Auffermann: "Das Erfolgsrezept der Menschen ist natürlich nicht nur die Jagd auf Fleisch als Jäger und Sammler, sondern auch der große Opportunismus unserer Vorfahren. Wenn große Landsäuger zur Verfügung stehen, dann werden die erlegt, wenn es Seesäuger sein sollen, dann wurden Boote erfunden, um mit entsprechenden Waffen diese Tiere zu erlegen. Der Fischfang, ich glaube, keine einzige Fischsorte ist unseren Vorfahren oder aktuell den Völkern entgangen. Es wurden die ausgeklügeltsten Methoden ersonnen, um an diese nährstoffreiche Nahrung zu kommen in den jeweiligen Lebensräumen zu den unterschiedlichen klimatischen Bedingungen. Und das ist sicherlich das Erfolgsrezept des Menschen, weshalb es so viele von uns auf dem gesamten Planeten gibt."

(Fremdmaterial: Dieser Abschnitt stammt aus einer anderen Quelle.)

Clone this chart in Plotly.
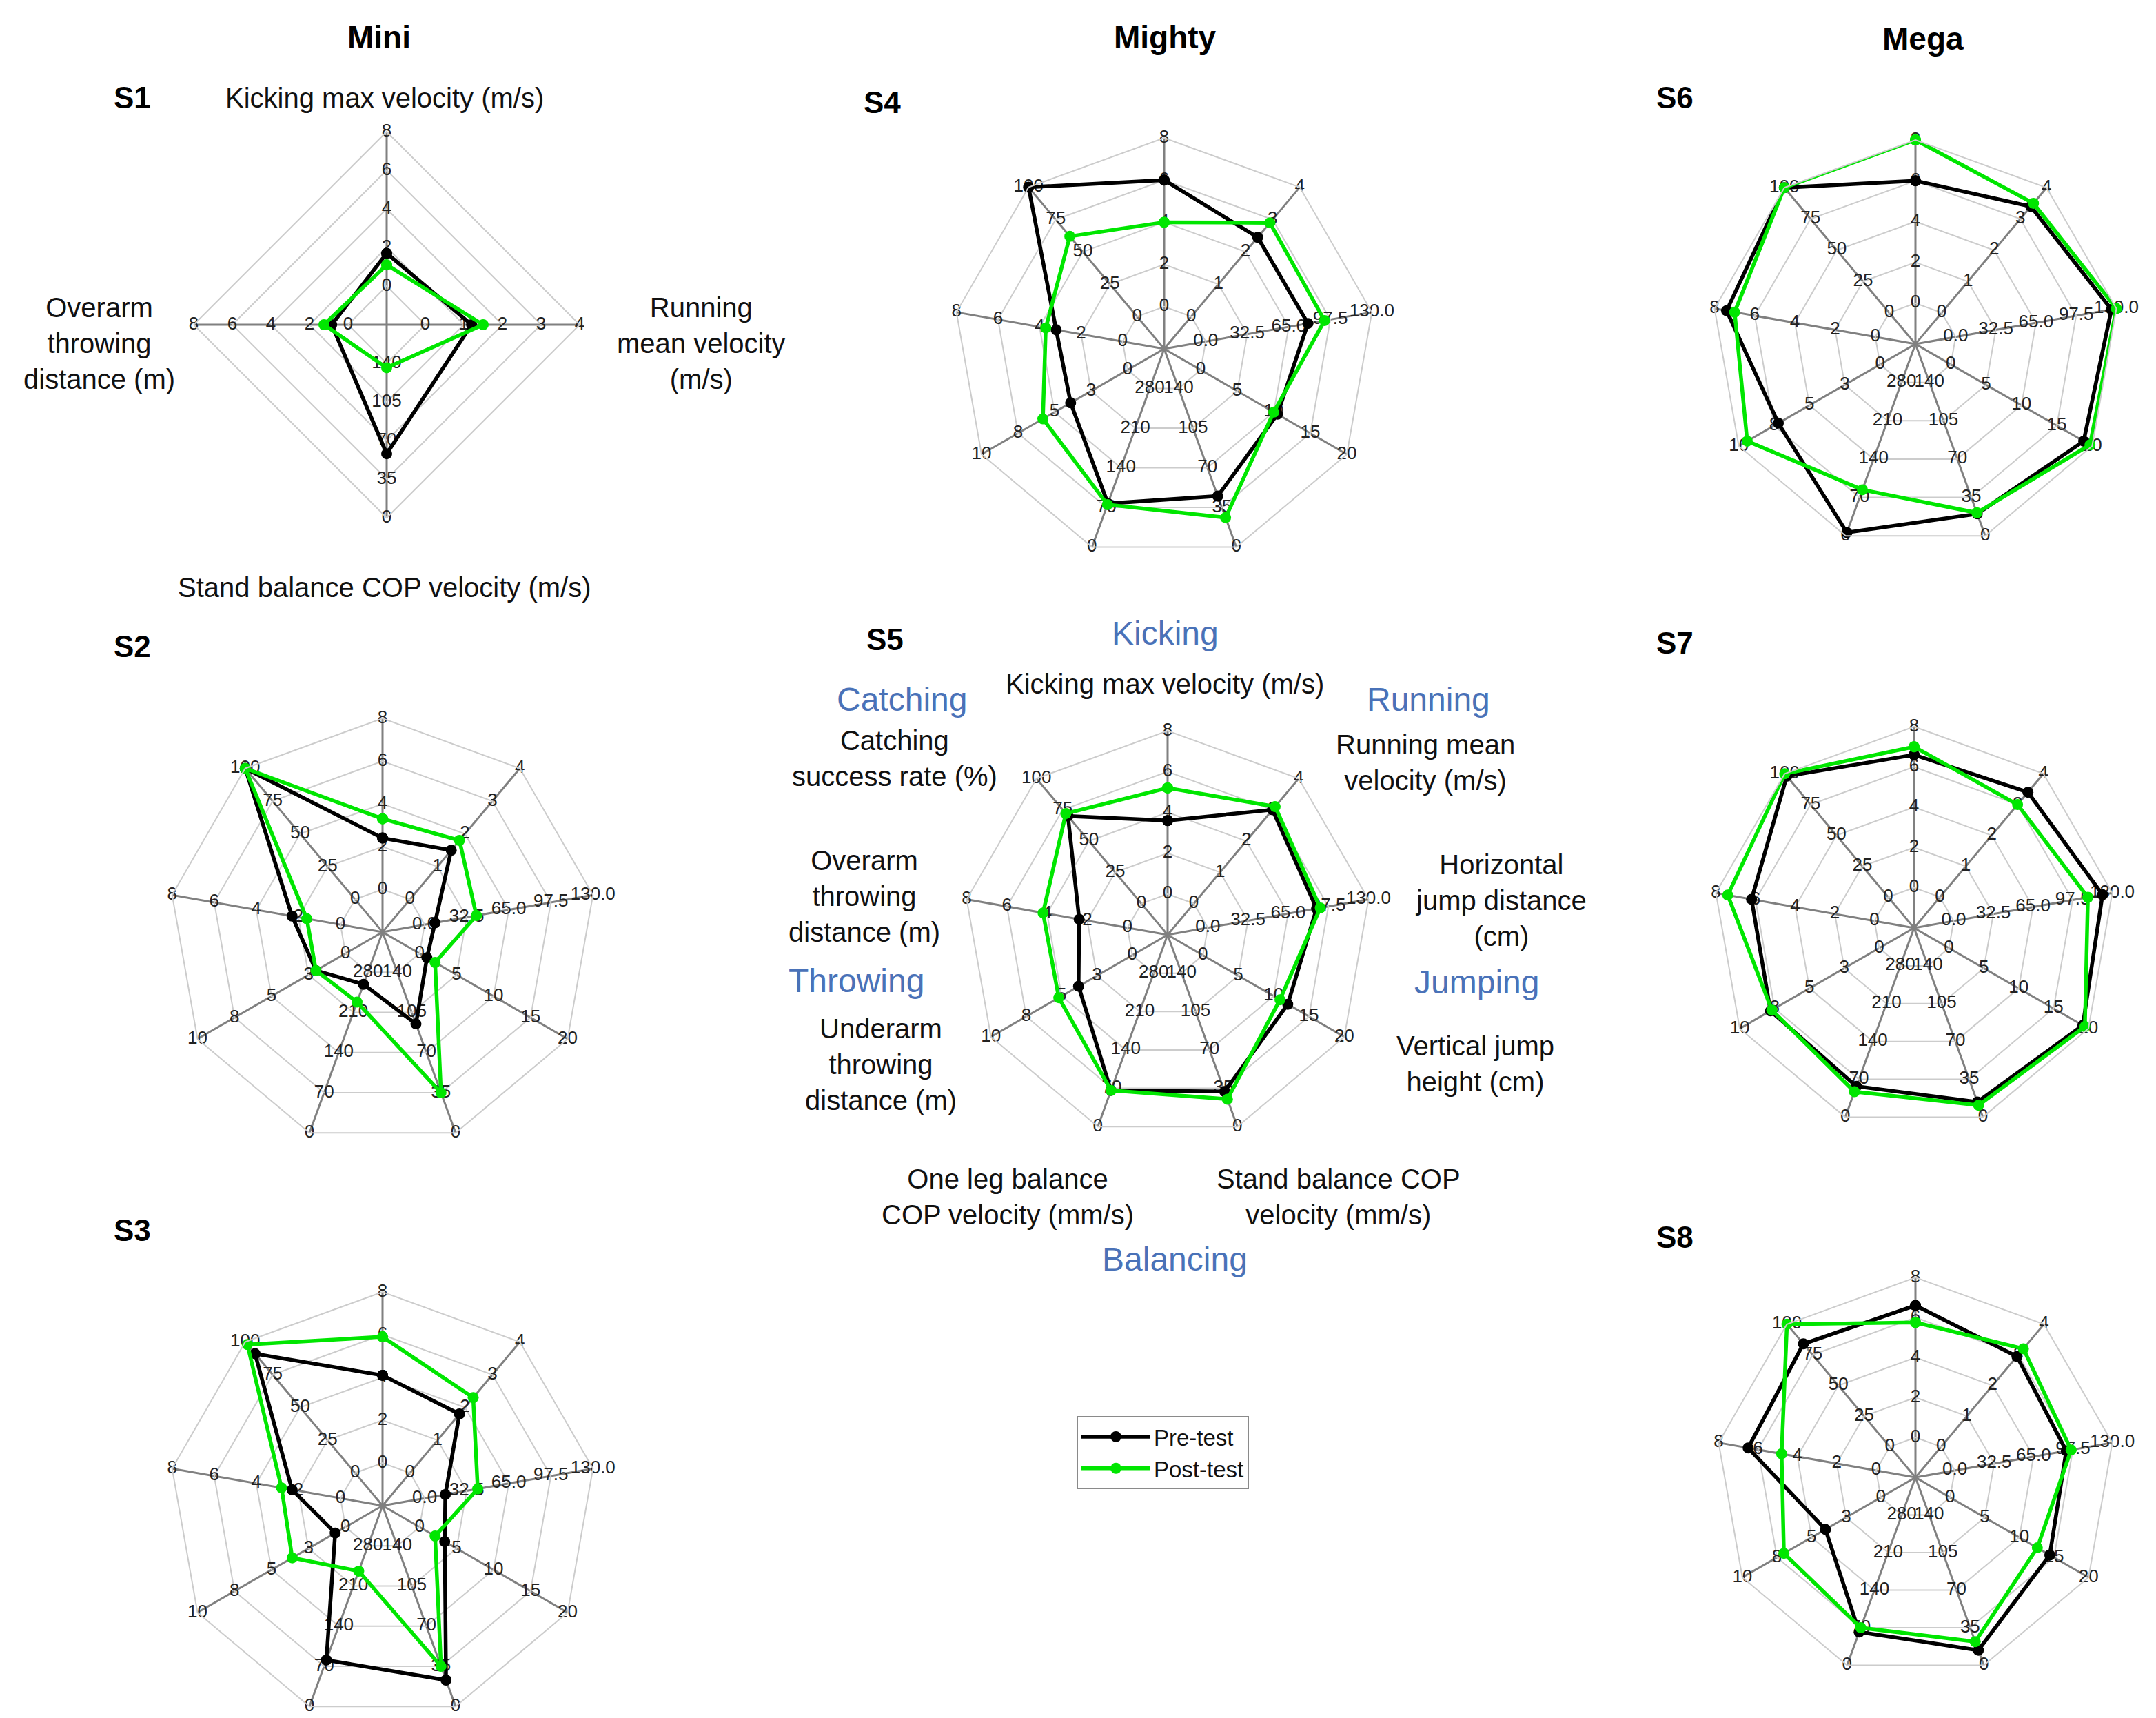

Vegetarismus: eine moderne Errungenschaft
"Fleisch!" - vielleicht führt schon der Titel der Ausstellung bei dem einen oder anderen Vegetarier zu hochgezogenen Augenbrauen. Aber die fleischlose Kost, so Dr. Bärbel Auffermann, ist eine zivilisatorische Errungenschaft, die vielleicht ohne den Fleischkonsum unserer Vorfahren gar nicht möglich wäre:
"Vegetarier zu sein, das muss man sich auch leisten können. Für uns ist das heute ganz leicht, weil wir in den Supermarkt gehen und eine große Auswahl an Ersatzprodukten haben. Wir können Sojageschnetzeltes statt Hackfleisch zu Spaghetti Bolognese verarbeiten. Diese Möglichkeiten hatten die Menschen damals nicht. Wenn ich auf Fleisch verzichte, kann ich nur gesund leben, wenn ich im Austausch dann Hülsenfrüchte und Milchprodukte zu mir nehme. Und diese Alternative bestand kaum, und daher war es einfach auch die gesündeste Art, sich zu ernähren."